DATA:

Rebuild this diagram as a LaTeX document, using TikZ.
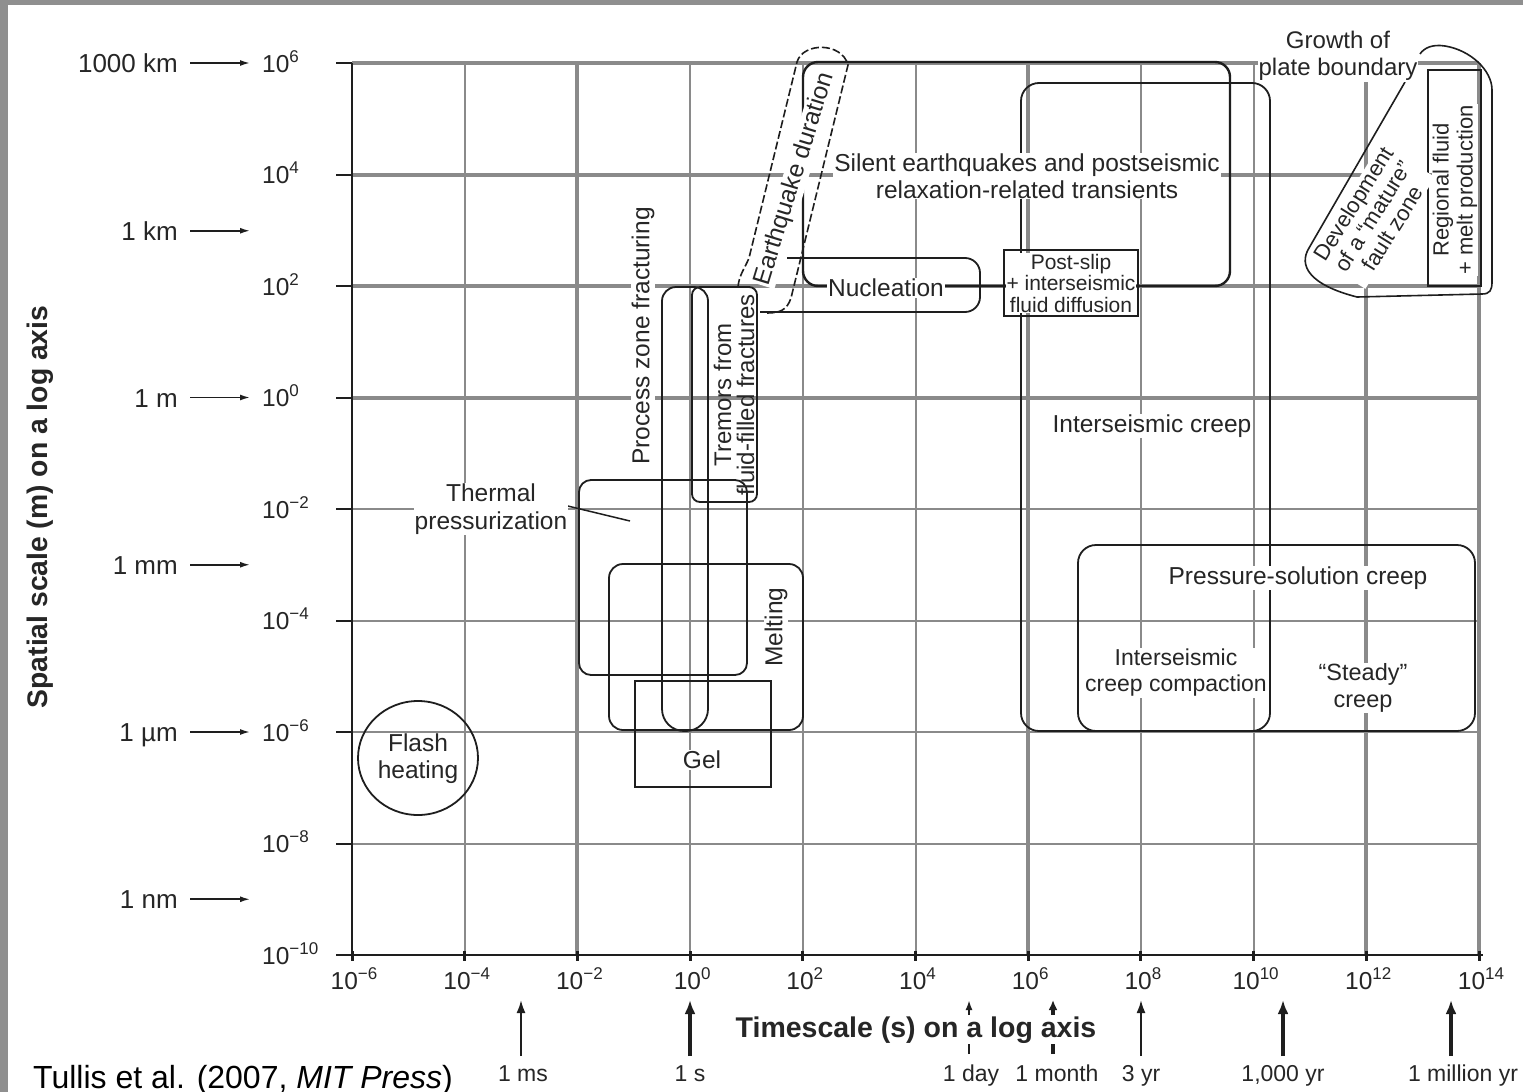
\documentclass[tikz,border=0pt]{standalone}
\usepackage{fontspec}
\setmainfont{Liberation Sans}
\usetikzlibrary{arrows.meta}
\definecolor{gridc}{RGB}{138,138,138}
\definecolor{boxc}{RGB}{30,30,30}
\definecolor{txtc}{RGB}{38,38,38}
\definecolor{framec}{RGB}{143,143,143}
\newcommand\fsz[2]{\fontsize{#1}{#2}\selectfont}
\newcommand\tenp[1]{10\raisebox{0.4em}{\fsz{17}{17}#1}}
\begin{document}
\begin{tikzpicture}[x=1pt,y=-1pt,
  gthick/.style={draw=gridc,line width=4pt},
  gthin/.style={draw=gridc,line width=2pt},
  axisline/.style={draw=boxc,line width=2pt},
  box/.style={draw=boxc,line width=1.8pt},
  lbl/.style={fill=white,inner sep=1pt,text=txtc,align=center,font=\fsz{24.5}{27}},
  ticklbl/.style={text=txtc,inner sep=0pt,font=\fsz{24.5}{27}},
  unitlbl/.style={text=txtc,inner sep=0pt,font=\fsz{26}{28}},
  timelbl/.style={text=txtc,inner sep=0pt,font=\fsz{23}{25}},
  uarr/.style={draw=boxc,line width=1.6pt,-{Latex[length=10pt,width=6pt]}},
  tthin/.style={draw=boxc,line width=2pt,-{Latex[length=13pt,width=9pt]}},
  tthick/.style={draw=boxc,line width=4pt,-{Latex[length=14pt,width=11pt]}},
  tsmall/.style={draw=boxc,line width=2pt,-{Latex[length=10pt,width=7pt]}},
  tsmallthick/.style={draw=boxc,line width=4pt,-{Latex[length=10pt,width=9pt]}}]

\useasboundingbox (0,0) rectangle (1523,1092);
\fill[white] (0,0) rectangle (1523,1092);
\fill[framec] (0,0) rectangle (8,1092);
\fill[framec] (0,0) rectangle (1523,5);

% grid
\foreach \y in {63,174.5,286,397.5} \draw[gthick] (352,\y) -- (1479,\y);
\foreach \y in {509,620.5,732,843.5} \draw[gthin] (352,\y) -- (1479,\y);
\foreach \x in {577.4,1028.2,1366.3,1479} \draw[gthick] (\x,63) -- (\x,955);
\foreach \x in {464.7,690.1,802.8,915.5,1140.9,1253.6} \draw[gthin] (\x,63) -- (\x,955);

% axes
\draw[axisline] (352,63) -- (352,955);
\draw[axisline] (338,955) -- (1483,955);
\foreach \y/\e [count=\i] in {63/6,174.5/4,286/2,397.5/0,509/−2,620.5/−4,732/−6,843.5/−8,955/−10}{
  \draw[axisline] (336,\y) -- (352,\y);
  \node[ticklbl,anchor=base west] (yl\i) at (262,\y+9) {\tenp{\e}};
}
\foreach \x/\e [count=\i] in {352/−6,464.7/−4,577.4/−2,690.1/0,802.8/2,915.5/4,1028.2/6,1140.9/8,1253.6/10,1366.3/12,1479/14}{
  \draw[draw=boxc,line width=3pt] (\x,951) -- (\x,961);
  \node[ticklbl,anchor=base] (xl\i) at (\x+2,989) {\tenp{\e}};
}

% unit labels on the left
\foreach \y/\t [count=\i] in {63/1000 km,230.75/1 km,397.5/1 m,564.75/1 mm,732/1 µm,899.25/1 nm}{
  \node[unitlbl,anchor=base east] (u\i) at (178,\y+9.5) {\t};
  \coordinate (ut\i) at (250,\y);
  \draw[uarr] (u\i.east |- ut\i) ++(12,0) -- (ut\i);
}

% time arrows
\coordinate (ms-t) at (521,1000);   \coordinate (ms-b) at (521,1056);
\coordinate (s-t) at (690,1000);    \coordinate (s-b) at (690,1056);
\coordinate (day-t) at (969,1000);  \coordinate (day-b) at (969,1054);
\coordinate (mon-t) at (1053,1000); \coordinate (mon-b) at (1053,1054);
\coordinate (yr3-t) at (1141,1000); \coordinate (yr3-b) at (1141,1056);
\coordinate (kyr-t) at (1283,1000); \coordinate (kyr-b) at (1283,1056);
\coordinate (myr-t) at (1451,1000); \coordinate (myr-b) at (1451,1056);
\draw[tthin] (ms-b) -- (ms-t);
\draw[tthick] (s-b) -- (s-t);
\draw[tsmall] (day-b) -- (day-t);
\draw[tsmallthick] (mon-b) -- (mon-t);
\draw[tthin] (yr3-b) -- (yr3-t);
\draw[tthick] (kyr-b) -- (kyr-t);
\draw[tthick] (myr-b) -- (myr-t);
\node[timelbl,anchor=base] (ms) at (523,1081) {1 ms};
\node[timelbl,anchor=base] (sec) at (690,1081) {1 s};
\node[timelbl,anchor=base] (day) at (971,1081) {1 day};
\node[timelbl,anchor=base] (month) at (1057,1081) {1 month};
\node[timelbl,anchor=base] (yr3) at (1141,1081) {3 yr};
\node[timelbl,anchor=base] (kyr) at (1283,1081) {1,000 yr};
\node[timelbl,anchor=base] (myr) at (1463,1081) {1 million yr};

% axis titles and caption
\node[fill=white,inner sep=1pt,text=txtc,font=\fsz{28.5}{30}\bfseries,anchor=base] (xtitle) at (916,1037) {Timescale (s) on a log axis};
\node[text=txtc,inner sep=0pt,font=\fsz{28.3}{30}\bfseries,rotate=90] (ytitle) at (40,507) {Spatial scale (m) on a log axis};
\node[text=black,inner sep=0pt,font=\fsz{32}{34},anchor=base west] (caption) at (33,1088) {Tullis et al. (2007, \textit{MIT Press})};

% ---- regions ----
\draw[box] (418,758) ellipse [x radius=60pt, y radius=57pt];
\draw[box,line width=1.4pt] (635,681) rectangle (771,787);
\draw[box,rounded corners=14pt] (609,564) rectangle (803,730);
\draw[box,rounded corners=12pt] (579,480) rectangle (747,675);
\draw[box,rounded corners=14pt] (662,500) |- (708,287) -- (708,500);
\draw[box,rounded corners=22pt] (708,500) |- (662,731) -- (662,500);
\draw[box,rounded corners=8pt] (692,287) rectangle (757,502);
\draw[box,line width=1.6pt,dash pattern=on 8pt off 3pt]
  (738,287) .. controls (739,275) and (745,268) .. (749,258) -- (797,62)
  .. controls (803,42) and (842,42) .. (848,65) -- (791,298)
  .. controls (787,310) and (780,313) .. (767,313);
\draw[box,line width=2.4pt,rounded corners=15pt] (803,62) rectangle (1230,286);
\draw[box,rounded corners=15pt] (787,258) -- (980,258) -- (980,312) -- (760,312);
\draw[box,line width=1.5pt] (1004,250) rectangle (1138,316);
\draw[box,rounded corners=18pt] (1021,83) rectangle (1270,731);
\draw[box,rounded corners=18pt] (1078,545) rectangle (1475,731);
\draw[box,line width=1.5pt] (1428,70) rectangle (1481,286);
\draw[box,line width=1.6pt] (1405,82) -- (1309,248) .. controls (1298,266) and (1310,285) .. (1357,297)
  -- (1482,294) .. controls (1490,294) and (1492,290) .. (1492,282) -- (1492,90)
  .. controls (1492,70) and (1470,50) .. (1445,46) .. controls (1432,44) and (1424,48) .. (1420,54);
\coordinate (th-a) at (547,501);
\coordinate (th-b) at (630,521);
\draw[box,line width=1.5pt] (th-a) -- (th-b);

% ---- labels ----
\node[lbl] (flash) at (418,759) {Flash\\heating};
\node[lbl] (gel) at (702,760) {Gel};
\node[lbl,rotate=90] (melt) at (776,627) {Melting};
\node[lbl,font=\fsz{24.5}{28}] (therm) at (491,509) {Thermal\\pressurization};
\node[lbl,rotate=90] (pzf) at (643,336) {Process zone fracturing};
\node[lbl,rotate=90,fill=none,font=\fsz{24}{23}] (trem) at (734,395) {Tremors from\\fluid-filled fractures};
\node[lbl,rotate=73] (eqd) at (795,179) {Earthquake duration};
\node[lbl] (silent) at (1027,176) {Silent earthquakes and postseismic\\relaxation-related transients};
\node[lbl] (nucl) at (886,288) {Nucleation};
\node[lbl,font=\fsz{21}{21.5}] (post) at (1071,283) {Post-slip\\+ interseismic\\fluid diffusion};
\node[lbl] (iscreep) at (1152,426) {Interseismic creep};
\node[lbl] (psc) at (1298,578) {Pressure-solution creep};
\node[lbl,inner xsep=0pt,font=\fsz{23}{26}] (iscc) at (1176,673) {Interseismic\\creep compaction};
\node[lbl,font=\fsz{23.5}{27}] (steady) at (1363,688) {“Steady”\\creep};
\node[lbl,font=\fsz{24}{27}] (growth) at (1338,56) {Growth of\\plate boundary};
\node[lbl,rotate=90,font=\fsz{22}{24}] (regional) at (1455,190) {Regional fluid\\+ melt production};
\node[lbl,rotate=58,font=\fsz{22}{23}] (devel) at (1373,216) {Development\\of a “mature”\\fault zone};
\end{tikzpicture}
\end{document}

PROBLEM STATEMENT:
Write out each line of the listing above, exactly, from its first line to the line holding "(0,0) rectangle (1523,5);", inclusive. Skip the pictures.

ANSWER FOR THE TASK:
Rebuild this diagram as a LaTeX document, using TikZ.
\documentclass[tikz,border=0pt]{standalone}
\usepackage{fontspec}
\setmainfont{Liberation Sans}
\usetikzlibrary{arrows.meta}
\definecolor{gridc}{RGB}{138,138,138}
\definecolor{boxc}{RGB}{30,30,30}
\definecolor{txtc}{RGB}{38,38,38}
\definecolor{framec}{RGB}{143,143,143}
\newcommand\fsz[2]{\fontsize{#1}{#2}\selectfont}
\newcommand\tenp[1]{10\raisebox{0.4em}{\fsz{17}{17}#1}}
\begin{document}
\begin{tikzpicture}[x=1pt,y=-1pt,
  gthick/.style={draw=gridc,line width=4pt},
  gthin/.style={draw=gridc,line width=2pt},
  axisline/.style={draw=boxc,line width=2pt},
  box/.style={draw=boxc,line width=1.8pt},
  lbl/.style={fill=white,inner sep=1pt,text=txtc,align=center,font=\fsz{24.5}{27}},
  ticklbl/.style={text=txtc,inner sep=0pt,font=\fsz{24.5}{27}},
  unitlbl/.style={text=txtc,inner sep=0pt,font=\fsz{26}{28}},
  timelbl/.style={text=txtc,inner sep=0pt,font=\fsz{23}{25}},
  uarr/.style={draw=boxc,line width=1.6pt,-{Latex[length=10pt,width=6pt]}},
  tthin/.style={draw=boxc,line width=2pt,-{Latex[length=13pt,width=9pt]}},
  tthick/.style={draw=boxc,line width=4pt,-{Latex[length=14pt,width=11pt]}},
  tsmall/.style={draw=boxc,line width=2pt,-{Latex[length=10pt,width=7pt]}},
  tsmallthick/.style={draw=boxc,line width=4pt,-{Latex[length=10pt,width=9pt]}}]

\useasboundingbox (0,0) rectangle (1523,1092);
\fill[white] (0,0) rectangle (1523,1092);
\fill[framec] (0,0) rectangle (8,1092);
\fill[framec] (0,0) rectangle (1523,5);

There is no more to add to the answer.